-- START OF Given material --

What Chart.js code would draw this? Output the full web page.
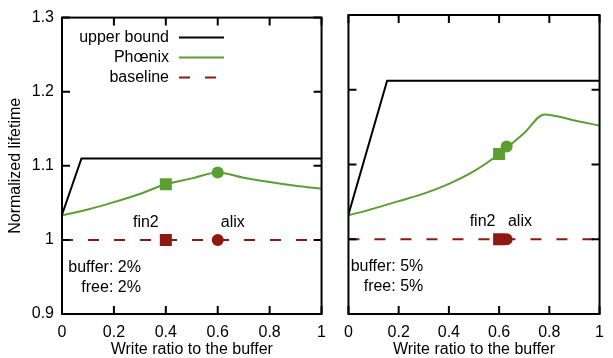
<!DOCTYPE html>
<html>
<head>
<meta charset="utf-8">
<script src="https://cdn.jsdelivr.net/npm/chart.js@4.4.1/dist/chart.umd.min.js"></script>
<style>
  body { margin: 0; background: #fff; width: 613px; height: 358px; position: relative; overflow: hidden; }
  canvas { position: absolute; top: 0; }
  #left { left: 0; }
  #right { left: 335px; }
</style>
</head>
<body>
<canvas id="left" width="335" height="358"></canvas>
<canvas id="right" width="278" height="358"></canvas>
<script>
// axis ticks
const xTicks = [0, 0.2, 0.4, 0.6, 0.8, 1];
const yTicks = [0.9, 1, 1.1, 1.2, 1.3];

// buffer 2% / free 2%
const upperX2 = [0, 0.075, 1];
const upperY2 = [1.034, 1.11, 1.11];
const phoenixX2 = [0, 0.1, 0.2, 0.3, 0.4, 0.5, 0.6, 0.7, 0.8, 0.9, 1];
const phoenixY2 = [1.033, 1.041, 1.051, 1.062, 1.075, 1.083, 1.091, 1.084, 1.078, 1.073, 1.069];
const fin2Point2 = [0.4, 1.075];
const alixPoint2 = [0.6, 1.091];

// buffer 5% / free 5%
const upperX5 = [0, 0.154, 1];
const upperY5 = [1.033, 1.212, 1.212];
const phoenixX5 = [0, 0.1, 0.2, 0.3, 0.4, 0.5, 0.6, 0.7, 0.78, 0.9, 1];
const phoenixY5 = [1.032, 1.041, 1.051, 1.061, 1.074, 1.091, 1.114, 1.142, 1.167, 1.159, 1.152];
const fin2Point5 = [0.6, 1.114];
const alixPoint5 = [0.63, 1.124];

// baseline (normalized to 1)
const baselineX = [0, 1];
const baselineY = [1, 1];

const GREEN = "#5b9f33";
const RED = "#8c1a10";
const FONT = { family: "'Liberation Sans', Arial, sans-serif", size: 16 };
const DASH = [11, 15];

function pts(xs, ys) {
  return xs.map((x, i) => ({ x: x, y: ys[i] }));
}

// frame + inward ticks, legend and text notes
function decorPlugin(p) {
  return {
    id: "decor",
    afterDatasetsDraw(chart) {
      const { ctx, chartArea: a, scales } = chart;
      ctx.save();
      ctx.strokeStyle = "#000";
      ctx.lineWidth = 2;
      ctx.strokeRect(a.left, a.top, a.right - a.left, a.bottom - a.top);
      ctx.beginPath();
      xTicks.forEach((v) => {
        const px = scales.x.getPixelForValue(v);
        ctx.moveTo(px, a.bottom); ctx.lineTo(px, a.bottom - 8);
        ctx.moveTo(px, a.top); ctx.lineTo(px, a.top + 8);
      });
      yTicks.forEach((v) => {
        const py = scales.y.getPixelForValue(v);
        ctx.moveTo(a.left, py); ctx.lineTo(a.left + 8, py);
        ctx.moveTo(a.right, py); ctx.lineTo(a.right - 8, py);
      });
      ctx.stroke();
      ctx.restore();
    },
    afterDraw(chart) {
      const { ctx, chartArea: a, scales } = chart;
      ctx.save();
      ctx.fillStyle = "#000";
      ctx.font = FONT.size + "px " + FONT.family;
      ctx.textBaseline = "middle";
      p.notes.forEach((n) => {
        ctx.textAlign = n.align;
        ctx.fillText(n.text, scales.x.getPixelForValue(n.x), scales.y.getPixelForValue(n.y));
      });
      if (p.legend) {
        const rows = [
          { text: "upper bound", color: "#000", dash: [] },
          { text: "Phœnix", color: GREEN, dash: [] },
          { text: "baseline", color: RED, dash: DASH },
        ];
        rows.forEach((r, i) => {
          const y = a.top + 20 + i * 20;
          ctx.textAlign = "right";
          ctx.fillStyle = "#000";
          ctx.fillText(r.text, a.left + 107, y);
          ctx.strokeStyle = r.color;
          ctx.lineWidth = 2;
          ctx.setLineDash(r.dash);
          ctx.beginPath();
          ctx.moveTo(a.left + 117, y);
          ctx.lineTo(a.left + (r.dash.length ? 154 : 162), y);
          ctx.stroke();
          ctx.setLineDash([]);
        });
      }
      ctx.restore();
    },
  };
}

function makePanel(id, p) {
  const datasets = [
    { data: [{ x: p.fin2[0], y: p.fin2[1] }], pointStyle: "rect", pointRadius: 8.5, backgroundColor: GREEN, borderWidth: 0, showLine: false },
    { data: [{ x: p.alix[0], y: p.alix[1] }], pointStyle: "circle", pointRadius: 6, backgroundColor: GREEN, borderWidth: 0, showLine: false },
    { data: [{ x: p.fin2[0], y: 1 }], pointStyle: "rect", pointRadius: 8.5, backgroundColor: RED, borderWidth: 0, showLine: false },
    { data: [{ x: p.alix[0], y: 1 }], pointStyle: "circle", pointRadius: 6, backgroundColor: RED, borderWidth: 0, showLine: false },
    { label: "upper bound", data: pts(p.upperX, p.upperY), borderColor: "#000", borderWidth: 2, pointRadius: 0, tension: 0 },
    { label: "Phœnix", data: pts(p.phoenixX, p.phoenixY), borderColor: GREEN, borderWidth: 2, pointRadius: 0, cubicInterpolationMode: "monotone" },
    { label: "baseline", data: pts(baselineX, baselineY), borderColor: RED, borderWidth: 2, borderDash: DASH, pointRadius: 0 },
  ];

  return new Chart(document.getElementById(id), {
    type: "line",
    data: { datasets: datasets },
    options: {
      responsive: false,
      animation: false,
      layout: { padding: { top: 15, right: p.padRight, left: 0, bottom: 0 } },
      plugins: { legend: { display: false }, tooltip: { enabled: false } },
      scales: {
        x: {
          type: "linear", min: 0, max: 1,
          grid: { display: false, drawTicks: false }, border: { display: false },
          afterBuildTicks: (s) => { s.ticks = xTicks.map((v) => ({ value: v })); },
          ticks: { font: FONT, color: "#000", padding: 9, maxRotation: 0, autoSkip: false, callback: (v) => String(v) },
          title: { display: true, text: "Write ratio to the buffer", font: { family: FONT.family, size: 16, lineHeight: 1 }, color: "#000", padding: 0 },
          afterFit: (s) => { s.height = 44; },
        },
        y: {
          type: "linear", min: 0.9, max: 1.3,
          grid: { display: false, drawTicks: false }, border: { display: false },
          afterBuildTicks: (s) => { s.ticks = yTicks.map((v) => ({ value: v })); },
          ticks: { display: p.yLabels, font: FONT, color: "#000", padding: 8, callback: (v) => String(v) },
          title: { display: p.yLabels, text: "Normalized lifetime", font: FONT, color: "#000", padding: 6 },
          afterFit: (s) => { s.width = p.yWidth; },
        },
      },
    },
    plugins: [decorPlugin(p)],
  });
}

makePanel("left", {
  upperX: upperX2, upperY: upperY2, phoenixX: phoenixX2, phoenixY: phoenixY2,
  fin2: fin2Point2, alix: alixPoint2,
  yLabels: true, yWidth: 62, padRight: 10, legend: true,
  notes: [
    { text: "fin2", x: 0.323, y: 1.024, align: "center" },
    { text: "alix", x: 0.658, y: 1.024, align: "center" },
    { text: "buffer: 2%", x: 0.304, y: 0.963, align: "right" },
    { text: "free: 2%", x: 0.304, y: 0.936, align: "right" },
  ],
});

makePanel("right", {
  upperX: upperX5, upperY: upperY5, phoenixX: phoenixX5, phoenixY: phoenixY5,
  fin2: fin2Point5, alix: alixPoint5,
  yLabels: false, yWidth: 12, padRight: 4, legend: false,
  notes: [
    { text: "fin2", x: 0.534, y: 1.024, align: "center" },
    { text: "alix", x: 0.683, y: 1.024, align: "center" },
    { text: "buffer: 5%", x: 0.298, y: 0.963, align: "right" },
    { text: "free: 5%", x: 0.298, y: 0.936, align: "right" },
  ],
});
</script>
</body>
</html>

-- END OF Given material --

> _Task details_:
Leave out the pictures and retype every line above exactly.

> _Exercise solution_:
What Chart.js code would draw this? Output the full web page.
<!DOCTYPE html>
<html>
<head>
<meta charset="utf-8">
<script src="https://cdn.jsdelivr.net/npm/chart.js@4.4.1/dist/chart.umd.min.js"></script>
<style>
  body { margin: 0; background: #fff; width: 613px; height: 358px; position: relative; overflow: hidden; }
  canvas { position: absolute; top: 0; }
  #left { left: 0; }
  #right { left: 335px; }
</style>
</head>
<body>
<canvas id="left" width="335" height="358"></canvas>
<canvas id="right" width="278" height="358"></canvas>
<script>
// axis ticks
const xTicks = [0, 0.2, 0.4, 0.6, 0.8, 1];
const yTicks = [0.9, 1, 1.1, 1.2, 1.3];

// buffer 2% / free 2%
const upperX2 = [0, 0.075, 1];
const upperY2 = [1.034, 1.11, 1.11];
const phoenixX2 = [0, 0.1, 0.2, 0.3, 0.4, 0.5, 0.6, 0.7, 0.8, 0.9, 1];
const phoenixY2 = [1.033, 1.041, 1.051, 1.062, 1.075, 1.083, 1.091, 1.084, 1.078, 1.073, 1.069];
const fin2Point2 = [0.4, 1.075];
const alixPoint2 = [0.6, 1.091];

// buffer 5% / free 5%
const upperX5 = [0, 0.154, 1];
const upperY5 = [1.033, 1.212, 1.212];
const phoenixX5 = [0, 0.1, 0.2, 0.3, 0.4, 0.5, 0.6, 0.7, 0.78, 0.9, 1];
const phoenixY5 = [1.032, 1.041, 1.051, 1.061, 1.074, 1.091, 1.114, 1.142, 1.167, 1.159, 1.152];
const fin2Point5 = [0.6, 1.114];
const alixPoint5 = [0.63, 1.124];

// baseline (normalized to 1)
const baselineX = [0, 1];
const baselineY = [1, 1];

const GREEN = "#5b9f33";
const RED = "#8c1a10";
const FONT = { family: "'Liberation Sans', Arial, sans-serif", size: 16 };
const DASH = [11, 15];

function pts(xs, ys) {
  return xs.map((x, i) => ({ x: x, y: ys[i] }));
}

// frame + inward ticks, legend and text notes
function decorPlugin(p) {
  return {
    id: "decor",
    afterDatasetsDraw(chart) {
      const { ctx, chartArea: a, scales } = chart;
      ctx.save();
      ctx.strokeStyle = "#000";
      ctx.lineWidth = 2;
      ctx.strokeRect(a.left, a.top, a.right - a.left, a.bottom - a.top);
      ctx.beginPath();
      xTicks.forEach((v) => {
        const px = scales.x.getPixelForValue(v);
        ctx.moveTo(px, a.bottom); ctx.lineTo(px, a.bottom - 8);
        ctx.moveTo(px, a.top); ctx.lineTo(px, a.top + 8);
      });
      yTicks.forEach((v) => {
        const py = scales.y.getPixelForValue(v);
        ctx.moveTo(a.left, py); ctx.lineTo(a.left + 8, py);
        ctx.moveTo(a.right, py); ctx.lineTo(a.right - 8, py);
      });
      ctx.stroke();
      ctx.restore();
    },
    afterDraw(chart) {
      const { ctx, chartArea: a, scales } = chart;
      ctx.save();
      ctx.fillStyle = "#000";
      ctx.font = FONT.size + "px " + FONT.family;
      ctx.textBaseline = "middle";
      p.notes.forEach((n) => {
        ctx.textAlign = n.align;
        ctx.fillText(n.text, scales.x.getPixelForValue(n.x), scales.y.getPixelForValue(n.y));
      });
      if (p.legend) {
        const rows = [
          { text: "upper bound", color: "#000", dash: [] },
          { text: "Phœnix", color: GREEN, dash: [] },
          { text: "baseline", color: RED, dash: DASH },
        ];
        rows.forEach((r, i) => {
          const y = a.top + 20 + i * 20;
          ctx.textAlign = "right";
          ctx.fillStyle = "#000";
          ctx.fillText(r.text, a.left + 107, y);
          ctx.strokeStyle = r.color;
          ctx.lineWidth = 2;
          ctx.setLineDash(r.dash);
          ctx.beginPath();
          ctx.moveTo(a.left + 117, y);
          ctx.lineTo(a.left + (r.dash.length ? 154 : 162), y);
          ctx.stroke();
          ctx.setLineDash([]);
        });
      }
      ctx.restore();
    },
  };
}

function makePanel(id, p) {
  const datasets = [
    { data: [{ x: p.fin2[0], y: p.fin2[1] }], pointStyle: "rect", pointRadius: 8.5, backgroundColor: GREEN, borderWidth: 0, showLine: false },
    { data: [{ x: p.alix[0], y: p.alix[1] }], pointStyle: "circle", pointRadius: 6, backgroundColor: GREEN, borderWidth: 0, showLine: false },
    { data: [{ x: p.fin2[0], y: 1 }], pointStyle: "rect", pointRadius: 8.5, backgroundColor: RED, borderWidth: 0, showLine: false },
    { data: [{ x: p.alix[0], y: 1 }], pointStyle: "circle", pointRadius: 6, backgroundColor: RED, borderWidth: 0, showLine: false },
    { label: "upper bound", data: pts(p.upperX, p.upperY), borderColor: "#000", borderWidth: 2, pointRadius: 0, tension: 0 },
    { label: "Phœnix", data: pts(p.phoenixX, p.phoenixY), borderColor: GREEN, borderWidth: 2, pointRadius: 0, cubicInterpolationMode: "monotone" },
    { label: "baseline", data: pts(baselineX, baselineY), borderColor: RED, borderWidth: 2, borderDash: DASH, pointRadius: 0 },
  ];

  return new Chart(document.getElementById(id), {
    type: "line",
    data: { datasets: datasets },
    options: {
      responsive: false,
      animation: false,
      layout: { padding: { top: 15, right: p.padRight, left: 0, bottom: 0 } },
      plugins: { legend: { display: false }, tooltip: { enabled: false } },
      scales: {
        x: {
          type: "linear", min: 0, max: 1,
          grid: { display: false, drawTicks: false }, border: { display: false },
          afterBuildTicks: (s) => { s.ticks = xTicks.map((v) => ({ value: v })); },
          ticks: { font: FONT, color: "#000", padding: 9, maxRotation: 0, autoSkip: false, callback: (v) => String(v) },
          title: { display: true, text: "Write ratio to the buffer", font: { family: FONT.family, size: 16, lineHeight: 1 }, color: "#000", padding: 0 },
          afterFit: (s) => { s.height = 44; },
        },
        y: {
          type: "linear", min: 0.9, max: 1.3,
          grid: { display: false, drawTicks: false }, border: { display: false },
          afterBuildTicks: (s) => { s.ticks = yTicks.map((v) => ({ value: v })); },
          ticks: { display: p.yLabels, font: FONT, color: "#000", padding: 8, callback: (v) => String(v) },
          title: { display: p.yLabels, text: "Normalized lifetime", font: FONT, color: "#000", padding: 6 },
          afterFit: (s) => { s.width = p.yWidth; },
        },
      },
    },
    plugins: [decorPlugin(p)],
  });
}

makePanel("left", {
  upperX: upperX2, upperY: upperY2, phoenixX: phoenixX2, phoenixY: phoenixY2,
  fin2: fin2Point2, alix: alixPoint2,
  yLabels: true, yWidth: 62, padRight: 10, legend: true,
  notes: [
    { text: "fin2", x: 0.323, y: 1.024, align: "center" },
    { text: "alix", x: 0.658, y: 1.024, align: "center" },
    { text: "buffer: 2%", x: 0.304, y: 0.963, align: "right" },
    { text: "free: 2%", x: 0.304, y: 0.936, align: "right" },
  ],
});

makePanel("right", {
  upperX: upperX5, upperY: upperY5, phoenixX: phoenixX5, phoenixY: phoenixY5,
  fin2: fin2Point5, alix: alixPoint5,
  yLabels: false, yWidth: 12, padRight: 4, legend: false,
  notes: [
    { text: "fin2", x: 0.534, y: 1.024, align: "center" },
    { text: "alix", x: 0.683, y: 1.024, align: "center" },
    { text: "buffer: 5%", x: 0.298, y: 0.963, align: "right" },
    { text: "free: 5%", x: 0.298, y: 0.936, align: "right" },
  ],
});
</script>
</body>
</html>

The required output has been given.